Some estimates place the job count from the trading industry here, which includes the Chicago Board Options Exchange, at more than 60,000.

Duffy said CME could retain some operations here even if it relocated. He declined to discuss those options, but it’s unlikely CME would move its trading floors in the Board of Trade building at 141 W. Jackson.

With its vast communications apparatus, a trading floor operation would be hard to duplicate elsewhere. It’s more likely that CME would consider moving staff and equipment that deal with electronic trading, which constitutes 80 percent of its business.

Duffy said he has no timetable for a decision. He also said he has not started face-to-face negotiations with the state.

A spokesman for Gov. Pat Quinn said the administration “has an aggressive business agenda and is always open to meeting with business leaders” about their concerns and job creation. The spokesman cited other sources that have praised the state’s business climate, saying, “Illinois’ advantages for business are unparalleled.” The corporate tax hike was approved during the Legislature’s lame-duck session along with higher income taxes for individuals.

The move elicited protests from other major employers in the state, notably including Caterpillar Inc.

CME has a data center in Aurora and a back office operation at 550 W. Washington. It also keeps a corporate headquarters at 20 S. Wacker, a two-tower complex where it used to have trading floors.

The threat to leave town seems to contradict another CME initiative to have trading firms place equipment inside the company’s data center in Aurora.

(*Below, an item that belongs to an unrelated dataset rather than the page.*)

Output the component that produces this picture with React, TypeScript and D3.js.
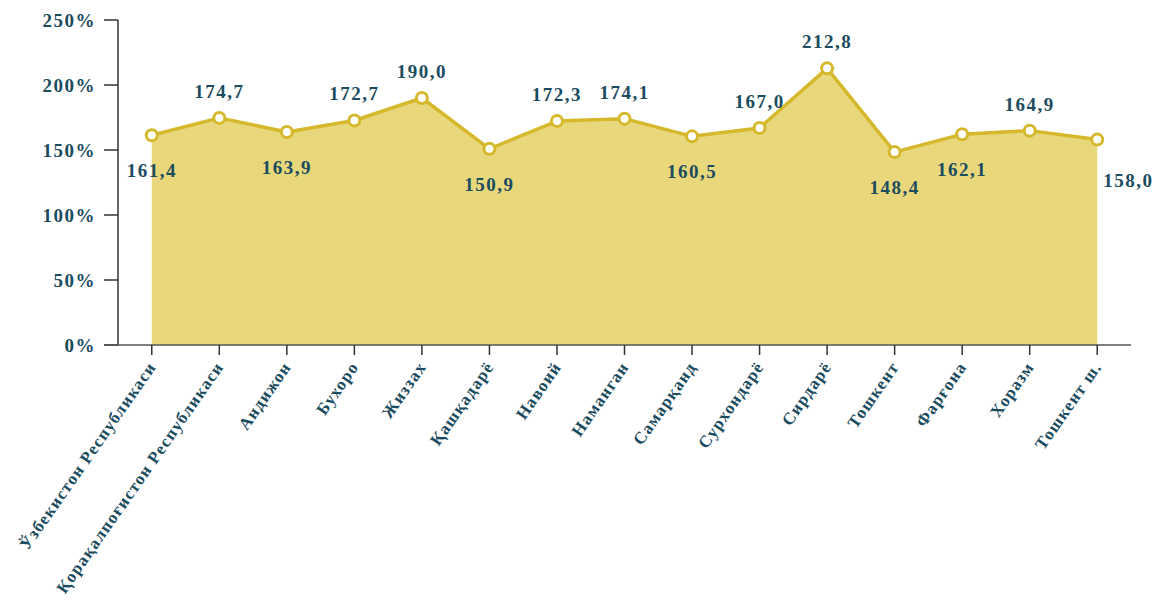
import React from "react";
import * as d3 from "d3";

const categories = [
  "Ўзбекистон Республикаси",
  "Қорақалпоғистон Республикаси",
  "Андижон",
  "Бухоро",
  "Жиззах",
  "Қашқадарё",
  "Навоий",
  "Наманган",
  "Самарқанд",
  "Сурхондарё",
  "Сирдарё",
  "Тошкент",
  "Фарғона",
  "Хоразм",
  "Тошкент ш.",
];
const values = [161.4, 174.7, 163.9, 172.7, 190.0, 150.9, 172.3, 174.1, 160.5, 167.0, 212.8, 148.4, 162.1, 164.9, 158.0];
const labelSide = ["below", "above", "below", "above", "above", "below", "above", "above", "below", "above", "above", "below", "below", "above", "right"];
const yTicks = [0, 50, 100, 150, 200, 250];

const W = 1157;
const H = 608;
const left = 118;
const right = 1131;
const top = 20;
const bottom = 345;
const textColor = "#1b4b5e";
const lineColor = "#d6b82c";
const fillColor = "#e8d87b";
const font = "'Liberation Serif', 'Times New Roman', serif";

export default function App() {
  const x = d3.scalePoint<string>().domain(categories).range([left, right]).padding(0.5);
  const y = d3.scaleLinear().domain([0, 250]).range([bottom, top]);
  const pts = values.map((v, i) => [x(categories[i]) as number, y(v)] as [number, number]);
  const line = d3.line<[number, number]>()(pts) || "";
  const area = d3
    .area<[number, number]>()
    .x((d) => d[0])
    .y0(y(0))
    .y1((d) => d[1])(pts) || "";
  const fmt = (v: number) => v.toFixed(1).replace(".", ",");

  return (
    <svg width={W} height={H} style={{ position: "absolute", left: 0, top: 0, background: "#fff" }} fontFamily={font}>
      <path d={area} fill={fillColor} />
      {/* y axis */}
      <line x1={left} x2={left} y1={top} y2={bottom} stroke="#333" strokeWidth={1.5} />
      {yTicks.map((t) => (
        <g key={t}>
          <line x1={left - 14} x2={left} y1={y(t)} y2={y(t)} stroke="#333" strokeWidth={1.5} />
          <text x={left - 22} y={y(t)} dy="0.35em" textAnchor="end" fontSize={19} letterSpacing={1.5} fontWeight="bold" fill={textColor}>
            {t}%
          </text>
        </g>
      ))}
      {/* x axis */}
      <line x1={left - 14} x2={right} y1={bottom} y2={bottom} stroke="#555" strokeWidth={1.5} />
      {categories.map((c) => {
        const cx = x(c) as number;
        return (
          <g key={c}>
            <line x1={cx} x2={cx} y1={bottom} y2={bottom + 10} stroke="#333" strokeWidth={1.5} />
            <text
              transform={`translate(${cx + 5},${bottom + 22}) rotate(-55)`}
              textAnchor="end"
              fontSize={17}
              letterSpacing={1.1}
              fontWeight="bold"
              fill={textColor}
            >
              {c}
            </text>
          </g>
        );
      })}
      <path d={line} fill="none" stroke={lineColor} strokeWidth={3.5} strokeLinejoin="round" />
      {pts.map((p, i) => (
        <circle key={i} cx={p[0]} cy={p[1]} r={5.5} fill="#fff" stroke={lineColor} strokeWidth={3} />
      ))}
      {pts.map((p, i) => {
        const side = labelSide[i];
        let tx = p[0];
        let ty = p[1];
        let anchor: "middle" | "start" = "middle";
        if (side === "above") ty = p[1] - 20;
        else if (side === "below") ty = p[1] + 42;
        else {
          tx = p[0] + 6;
          ty = p[1] + 47;
          anchor = "start";
        }
        return (
          <text key={"l" + i} x={tx} y={ty} textAnchor={anchor} fontSize={19} letterSpacing={1.5} fontWeight="bold" fill={textColor}>
            {fmt(values[i])}
          </text>
        );
      })}
    </svg>
  );
}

Called co-location, the service promises firms that the proximity will shave milliseconds off trade processing time, which is seen as an advantage in hyper-fast markets.

But company executives said any extra costs firms would face for moving that equipment would quickly be repaid by state eager to get CME. The company is believed to be looking at New York, New Jersey, Texas and Indiana.

Jack Sandner, retired chairman of CME and a member of its board, said the threat is not idle. “The message is we’ll move if we have to,” he said.

But the threat also could raise criticism of the company, which booked a profit of $951 million last year on revenue of $3 billion, a margin that’s the envy of many industries.

CME also took a $15 million subsidy from the city for costs related to its renovation of the Board of Trade property, a landmark building.

At the shareholders meeting, one person asked Duffy if the company will give the money to city schools, “since they need it more than we do.” Duffy replied that the money rightfully belongs to shareholders and that he would have been remiss in not getting it from the city.